[Collected data entries]
━━━━━━━━━━━━━━━━━━━━
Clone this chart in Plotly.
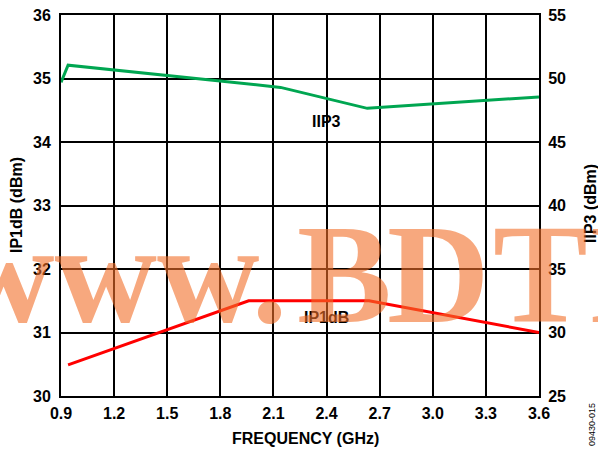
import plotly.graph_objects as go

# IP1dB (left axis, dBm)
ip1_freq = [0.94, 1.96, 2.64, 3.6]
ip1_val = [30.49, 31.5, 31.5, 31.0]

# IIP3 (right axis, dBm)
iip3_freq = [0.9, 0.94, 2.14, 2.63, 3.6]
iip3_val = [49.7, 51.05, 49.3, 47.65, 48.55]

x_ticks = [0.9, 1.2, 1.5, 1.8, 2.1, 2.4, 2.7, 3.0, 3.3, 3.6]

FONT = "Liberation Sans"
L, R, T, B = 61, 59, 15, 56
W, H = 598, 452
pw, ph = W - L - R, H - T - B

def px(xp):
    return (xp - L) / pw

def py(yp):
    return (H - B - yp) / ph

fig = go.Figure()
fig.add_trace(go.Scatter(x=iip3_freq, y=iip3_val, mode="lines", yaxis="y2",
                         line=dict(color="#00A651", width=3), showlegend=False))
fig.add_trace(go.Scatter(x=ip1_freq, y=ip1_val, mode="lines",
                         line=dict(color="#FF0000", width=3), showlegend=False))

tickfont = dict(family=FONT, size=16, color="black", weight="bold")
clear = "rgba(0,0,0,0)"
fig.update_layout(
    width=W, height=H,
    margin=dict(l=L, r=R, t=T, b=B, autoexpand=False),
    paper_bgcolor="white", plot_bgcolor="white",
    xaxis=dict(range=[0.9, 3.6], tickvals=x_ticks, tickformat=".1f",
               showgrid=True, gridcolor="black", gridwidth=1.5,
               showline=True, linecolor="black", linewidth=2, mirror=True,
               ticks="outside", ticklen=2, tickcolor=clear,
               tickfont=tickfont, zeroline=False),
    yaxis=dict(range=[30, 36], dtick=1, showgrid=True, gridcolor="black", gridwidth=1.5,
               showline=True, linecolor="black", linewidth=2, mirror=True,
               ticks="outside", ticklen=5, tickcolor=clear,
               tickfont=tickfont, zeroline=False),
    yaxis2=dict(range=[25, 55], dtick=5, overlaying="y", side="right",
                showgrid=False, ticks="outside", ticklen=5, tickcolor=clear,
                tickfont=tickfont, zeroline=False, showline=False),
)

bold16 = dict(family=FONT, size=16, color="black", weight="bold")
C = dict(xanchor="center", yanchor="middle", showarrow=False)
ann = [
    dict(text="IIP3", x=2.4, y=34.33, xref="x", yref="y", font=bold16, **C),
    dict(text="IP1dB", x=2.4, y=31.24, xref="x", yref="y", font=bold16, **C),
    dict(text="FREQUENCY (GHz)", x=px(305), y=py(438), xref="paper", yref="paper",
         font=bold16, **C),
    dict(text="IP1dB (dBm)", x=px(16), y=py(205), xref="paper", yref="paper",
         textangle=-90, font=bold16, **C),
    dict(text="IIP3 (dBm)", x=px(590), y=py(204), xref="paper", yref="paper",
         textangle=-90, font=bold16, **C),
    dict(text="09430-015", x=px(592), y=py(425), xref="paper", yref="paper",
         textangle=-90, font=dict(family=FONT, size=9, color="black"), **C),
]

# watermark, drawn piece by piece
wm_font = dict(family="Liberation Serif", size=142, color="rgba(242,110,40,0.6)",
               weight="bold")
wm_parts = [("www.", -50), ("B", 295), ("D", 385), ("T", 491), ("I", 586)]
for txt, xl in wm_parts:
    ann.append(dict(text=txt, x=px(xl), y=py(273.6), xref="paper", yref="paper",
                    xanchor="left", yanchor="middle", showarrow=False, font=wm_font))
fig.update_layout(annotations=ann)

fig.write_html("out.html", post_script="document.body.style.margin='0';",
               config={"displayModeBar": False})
━━━━━━━━━━━━━━━━━━━━
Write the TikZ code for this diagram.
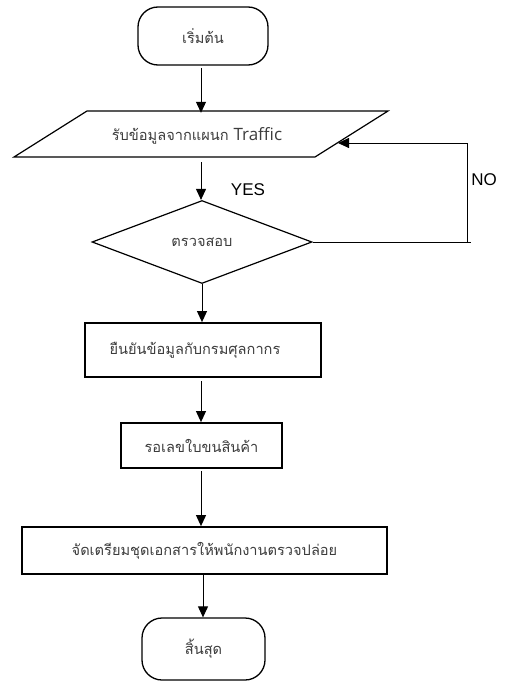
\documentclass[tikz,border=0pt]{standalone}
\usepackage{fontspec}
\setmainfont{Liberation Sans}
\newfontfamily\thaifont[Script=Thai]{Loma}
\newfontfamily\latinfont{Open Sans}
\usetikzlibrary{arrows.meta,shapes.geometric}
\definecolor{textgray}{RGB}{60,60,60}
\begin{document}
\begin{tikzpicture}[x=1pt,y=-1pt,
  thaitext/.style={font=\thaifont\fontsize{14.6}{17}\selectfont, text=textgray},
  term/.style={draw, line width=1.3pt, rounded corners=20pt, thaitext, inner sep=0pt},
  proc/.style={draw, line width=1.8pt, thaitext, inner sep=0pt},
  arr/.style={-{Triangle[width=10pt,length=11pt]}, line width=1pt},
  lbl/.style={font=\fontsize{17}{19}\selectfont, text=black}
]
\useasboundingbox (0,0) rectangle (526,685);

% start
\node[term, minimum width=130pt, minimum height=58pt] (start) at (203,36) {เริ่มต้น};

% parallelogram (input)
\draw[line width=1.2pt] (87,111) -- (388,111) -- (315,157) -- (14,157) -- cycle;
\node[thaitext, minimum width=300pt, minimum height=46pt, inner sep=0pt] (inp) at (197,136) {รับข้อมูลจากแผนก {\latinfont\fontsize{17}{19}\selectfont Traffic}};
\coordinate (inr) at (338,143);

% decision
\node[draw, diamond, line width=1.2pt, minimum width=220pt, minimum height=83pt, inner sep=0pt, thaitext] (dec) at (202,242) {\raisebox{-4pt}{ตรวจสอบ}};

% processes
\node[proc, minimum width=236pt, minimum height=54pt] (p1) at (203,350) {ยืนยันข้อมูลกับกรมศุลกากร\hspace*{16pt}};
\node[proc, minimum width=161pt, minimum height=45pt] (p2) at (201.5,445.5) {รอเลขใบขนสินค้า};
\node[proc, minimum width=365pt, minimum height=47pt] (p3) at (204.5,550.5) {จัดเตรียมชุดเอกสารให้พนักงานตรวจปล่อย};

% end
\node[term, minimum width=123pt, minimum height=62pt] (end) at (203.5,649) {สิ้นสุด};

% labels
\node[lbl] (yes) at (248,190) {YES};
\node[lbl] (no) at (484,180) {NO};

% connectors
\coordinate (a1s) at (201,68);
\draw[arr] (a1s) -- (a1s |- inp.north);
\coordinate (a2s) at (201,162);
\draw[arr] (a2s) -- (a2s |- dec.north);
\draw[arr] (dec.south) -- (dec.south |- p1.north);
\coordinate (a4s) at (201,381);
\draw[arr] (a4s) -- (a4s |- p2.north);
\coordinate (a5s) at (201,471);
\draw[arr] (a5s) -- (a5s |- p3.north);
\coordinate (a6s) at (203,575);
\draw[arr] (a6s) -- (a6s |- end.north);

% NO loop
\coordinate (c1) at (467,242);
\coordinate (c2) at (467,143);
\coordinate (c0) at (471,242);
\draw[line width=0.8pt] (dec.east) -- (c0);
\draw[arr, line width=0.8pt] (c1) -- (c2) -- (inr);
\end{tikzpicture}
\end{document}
━━━━━━━━━━━━━━━━━━━━
• _What you have to do_
Only the lines from the one with "Write the TikZ code for this diagram." down to the one with "line width=1.2pt, minimum" belong in your copy, both ends included; write them out exactly and skip any pictures.

• _Exercise response_
Write the TikZ code for this diagram.
\documentclass[tikz,border=0pt]{standalone}
\usepackage{fontspec}
\setmainfont{Liberation Sans}
\newfontfamily\thaifont[Script=Thai]{Loma}
\newfontfamily\latinfont{Open Sans}
\usetikzlibrary{arrows.meta,shapes.geometric}
\definecolor{textgray}{RGB}{60,60,60}
\begin{document}
\begin{tikzpicture}[x=1pt,y=-1pt,
  thaitext/.style={font=\thaifont\fontsize{14.6}{17}\selectfont, text=textgray},
  term/.style={draw, line width=1.3pt, rounded corners=20pt, thaitext, inner sep=0pt},
  proc/.style={draw, line width=1.8pt, thaitext, inner sep=0pt},
  arr/.style={-{Triangle[width=10pt,length=11pt]}, line width=1pt},
  lbl/.style={font=\fontsize{17}{19}\selectfont, text=black}
]
\useasboundingbox (0,0) rectangle (526,685);

% start
\node[term, minimum width=130pt, minimum height=58pt] (start) at (203,36) {เริ่มต้น};

% parallelogram (input)
\draw[line width=1.2pt] (87,111) -- (388,111) -- (315,157) -- (14,157) -- cycle;
\node[thaitext, minimum width=300pt, minimum height=46pt, inner sep=0pt] (inp) at (197,136) {รับข้อมูลจากแผนก {\latinfont\fontsize{17}{19}\selectfont Traffic}};
\coordinate (inr) at (338,143);

% decision
\node[draw, diamond, line width=1.2pt, minimum width=220pt, minimum height=83pt, inner sep=0pt, thaitext] (dec) at (202,242) {\raisebox{-4pt}{ตรวจสอบ}};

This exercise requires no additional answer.